CONSTITUTION REVIEW DEBATE

Let’s abandon the counties for majimbo

Professor Yash Ghai says majimbo constitution Kadu wanted reflected concerns about protection from majoritarian tyranny and apportionment of political power to ensure minority participation

In Summary

• Power should be devolved to the regions.

• Each region should have its own legislature, executive and public service.

Making devolution succeed
Making devolution succeed

In Kenya, majimbo, or regionalism, evokes bitter memories of the country’s political past.

It is majimbo as a system of governance in post-Independence Kenya that pitted Kanu against Kadu, the two leading political parties at Independence in 1963. Majimbo manifested itself in ethnicity. The bulk of Kanu leaders and supporters were Kikuyu and Luo, the two biggest tribes at the time, while Kadu drew its support from leaders and supporters from the minority, especially from the Coast, Western and the Rift Valley.

Kadu wanted independent Kenya to be split into autonomous regions to preserve and protect the rights of the minorities.  Kadu leaders feared that the absence of such constitutional protections through majimbo would drive minority groups into perpetual exclusion from power.  

 

Professor Stephen Ndegwa observes that the prospect of the Kikuyu-Luo dominance was real since the two groups were larger, more politically conscious, and better organised than Kadu groups.

Professor Yash Ghai notes that the majimbo constitution Kadu wanted reflected concerns about protection from majoritarian tyranny and apportionment of political power to ensure minority participation.

Kanu, on its part, argued for a unitary and centralised state system of governance.

Despite Kanu’s protestations, the majimbo constitution was adopted in 1963.  

It was Kadu’s moment of triumph that was short-lived.  The constitution provided for the creation of a two-chamber national Parliament; devolved power to the provinces, each with its own legislature and executive; and each region would have its own police and civil service.

There was also a provision that any constitutional changes affecting regional powers would be approved by a two-thirds majority in the Lower House and the Senate.

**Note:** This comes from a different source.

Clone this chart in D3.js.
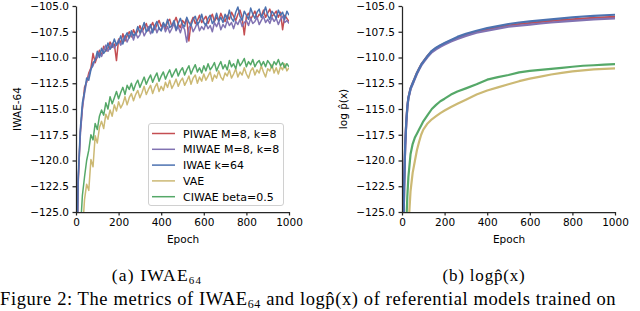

When Kanu won the 1963 elections, its leaders feared that majimbo would curtail its political power. The process to abolish it began in earnest. President Jomo Kenyatta’s Kanu government crippled the regional governments by denying them funds and then in 1964, the majimbo system was abolished. This marked the process of building a party-state with an all-powerful presidency that ended with the reintroduction of plural politics in December 1991.

 

Five decades after, the dismantling of the majimbo system has not eradicated political ethnicity or fulfilled the notion of one nation the Kanu leaders had envisaged in 1964.

Majoritarian rule and domination of majorities persist. The National Cohesion and Integration Commission has issued periodic reports confirming this state of affairs, especially in the public sectors, including higher institutions of learning.

To correct these imbalances, the 2010 Constitution provided for devolution, which came into effect in 2013. In spite of the weaknesses obtaining in the counties, such as corruption, ethnicity, tribalism, nepotism and favouritism, Kenyans have something to be proud of about the system. It has enabled communities to make decisions affecting them at the local levels and empowered them politically and economically.

However, the coming of BBI forces us to re-think devolution and majimbo as systems of governance. The BBI report proposes a three-tier governance system that constitutes central, regional and county governments. Certainly, Kenya’s geographic size, population, resources and incomes can hardly afford this multi-layer system.  Devolution alone has been expensive:  Adding regionalism to it would be worse. It is time we re-think our governance system. We should abandon devolution and embrace majimbo.  

A two-layer system should do. Those layers should constitute central and majimbo governments. The majimbo I propose is not the type that at times invokes secessionist fears; rather it is one that should encompass all tribal and ethnic communities in those regions. Due to their smallness in sizes, counties have turned into cradles of ethnicity and tribalism. Majimbo should be the melting pot of all communities.

Our regions are individually and collectively endowed with diverse and abundant resources that, if properly utilised, should catapult Kenya to prosperity. These larger units should as well attract local and foreign investors to pave the way for economies of scale, availability of workforce, mass markets and consumption.

There have been concerns that regionalism would perpetuate careers of some elected leaders, notably second-term governors. But we should not curtail the constitutional rights of individuals in a new constructional dispensation.   Furthermore, the decision to retain or remove such leaders is in the hands of voters. Kenyans should decide.

There are two provisions in the original majimbo constitution that are still relevant today and worthy of adopting: Power should be devolved to the regions; and each region should have its own legislature, executive and public service. To protect regional powers, any constitutional changes affecting them should be approved by at least two-thirds majority in the National Assembly and the Senate.

The problem is not the people: It is the lack of political will on the part of leaders to effect people-driven governance systems. If majimbo is efficiently implemented, it could be the 'killer' of our ever-present political ethnicity, exclusivity, inequality, greed, nepotism, and all that has gone wrong in our country since independence.